Once you have a cluster running, you can use kwok to simulate a large number of nodes. First, install kwok:

% cd k8s-1m/kwok
% ./install.sh

This deploys a StatefulSet of kwok controllers. Each kwok-controller is configured to manage nodes based on a certain node selector kwok-group=<X>, where X is the ordinal index number within the StatefulSet.

Then use the make_nodes tool to create a large number of nodes. make_nodes is a custom go app that creates a large number of nodes in a single command.

% cd k8s-1m/kwok/make_nodes
% # run `go build` if you haven't already
% ./create-nodes -count 100000 -kubeconfig PATH_TO_TERRAFORM_DIR/kubelet_config.yaml

make_nodes creates nodes with a kwok-group label assigned. It has a CLI option called -perKwokGroup that defaults to 10000. This means that each kwok-controller will manage 10000 nodes.

Creating kubelet-as-pods

Terraform will optionally create a Deployment of kubelets. These are docker images that contain k3s and can be used to run k3s agent, which is fundamentally a kubelet (plus containerd and kube-proxy)

To do this, set the kubelet_pod_replicas Terraform variable to some value greater than 0. See the gcp-kbuelet-pod.tfvars file as an example.

Deploying dist-scheduler

dist-scheduler can be deployed by setting the dist_scheduler terraform variable. See tfvars files for examples. dist-scheduler can run alongside the default scheduler just fine because it will only schedule pods that have schedulerName: dist-scheduler set in the PodSpec.

Observability: metrics, logs, profiling, etc

Terraform will deploy an "observability" VM that runs VictoriaMetrics, VictoriaLogs, and Parca. This runs outside of the cluster by design so that it isn’t affected by any cluster problems.

Each of these services become accessible via separate URLs on your observability VM:

victoriametrics: https://metrics.obs.$DOMAIN
victorialogs: https://logs.obs.$DOMAIN
parca: https://parca.obs.$DOMAIN

where $DOMAIN is the domain you specified in your tfvars file.

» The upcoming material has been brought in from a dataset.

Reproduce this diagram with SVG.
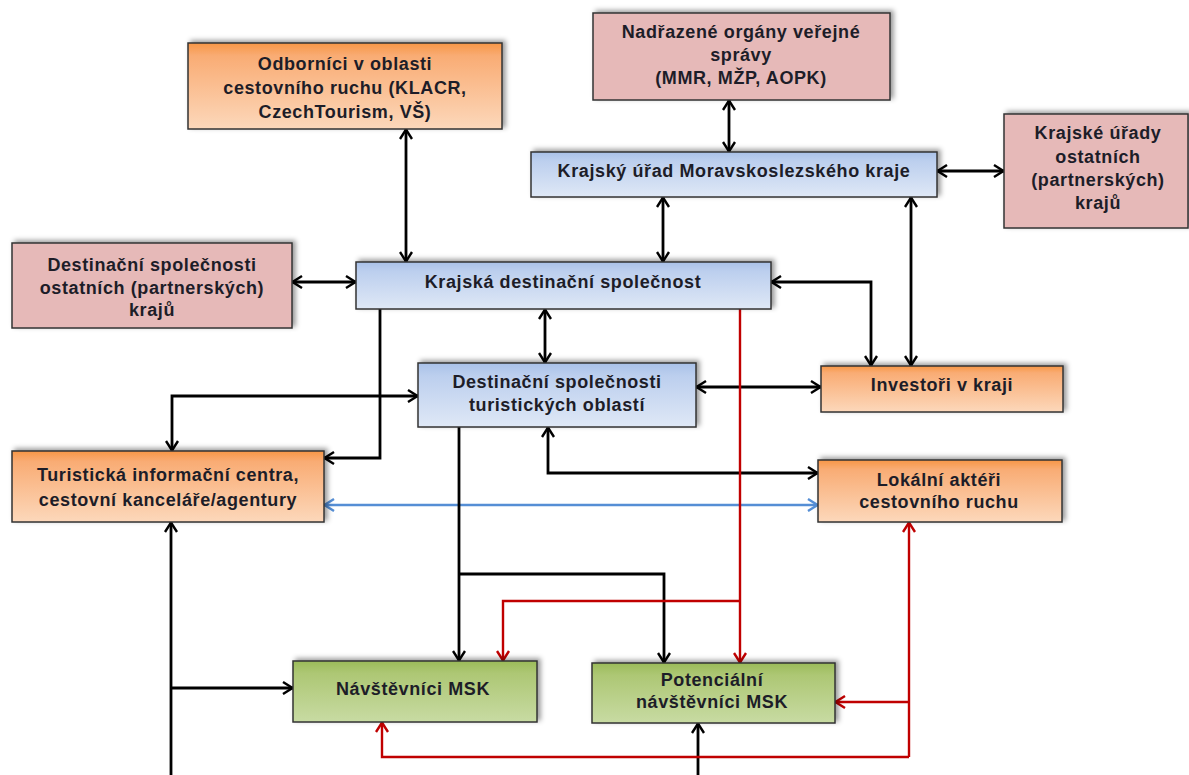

The username is u and the password is randomly generated by Terraform and will shown in the terraform workspace outputs. The TLS cert is self-signed.

VictoriaMetrics is configured to scrape some metrics directly from kube-apiserver, kubelet, and mem_etcd using a randomly generated Basic Auth password.

There is additionally a vmagent that runs inside the cluster to scrape some additional metrics and push them into victoriametrics. These are for pods like coredns, dist-scheduler, etc.

There is a fluent-bit logs DaemonSet that will push systemd and pod logs into victorialogs.

Parca is a profiler that can be used to profile the cluster. Pyroscope is similar, may be better, but it didn’t support IPv6 at the time I started this project. There is a parca-agent that runs as a DaemonSet, doing some ebpf shenanigans and pushing traces to Parca.

Note that Grafana is not included on the observability VM, is not provided by Terraform. You will need to either use Grafana Cloud or deploy your own Grafana instance. There is a very comprehensive Grafana dashboard included in this project under the grafana-dashboard directory. In Grafana create datasources for victoriametrics, victorialogs that use the same Basic Auth credentials described above.

VictoriaMetrics is awesome.

ipv6→ipv4 gateway

I admit I may have over-engineered this. It’s a Wireguard gateway that runs on a Vultr VM. It’s configured to SNAT all incoming IPv6 traffic through its own IPv4 address. It’s meant to handle the "long tail" of random possible IPv4-only hosts that anything in the cluster may need to access. As a single VM, it’s a bottleneck and not great at handling large amounts of traffic. It is used as a SNAT, only for outbound traffic.

Clients authenticate themselves to a custom Python script HTTP service running on the gateway using an HTTP Basic Auth shared secret, randomly generated by Terraform. The service returns a wireguard config that the client then uses to connect to the gateway.

A likely better solution would be to use whatever built-in IPv4 gateway is available on your cloud provider.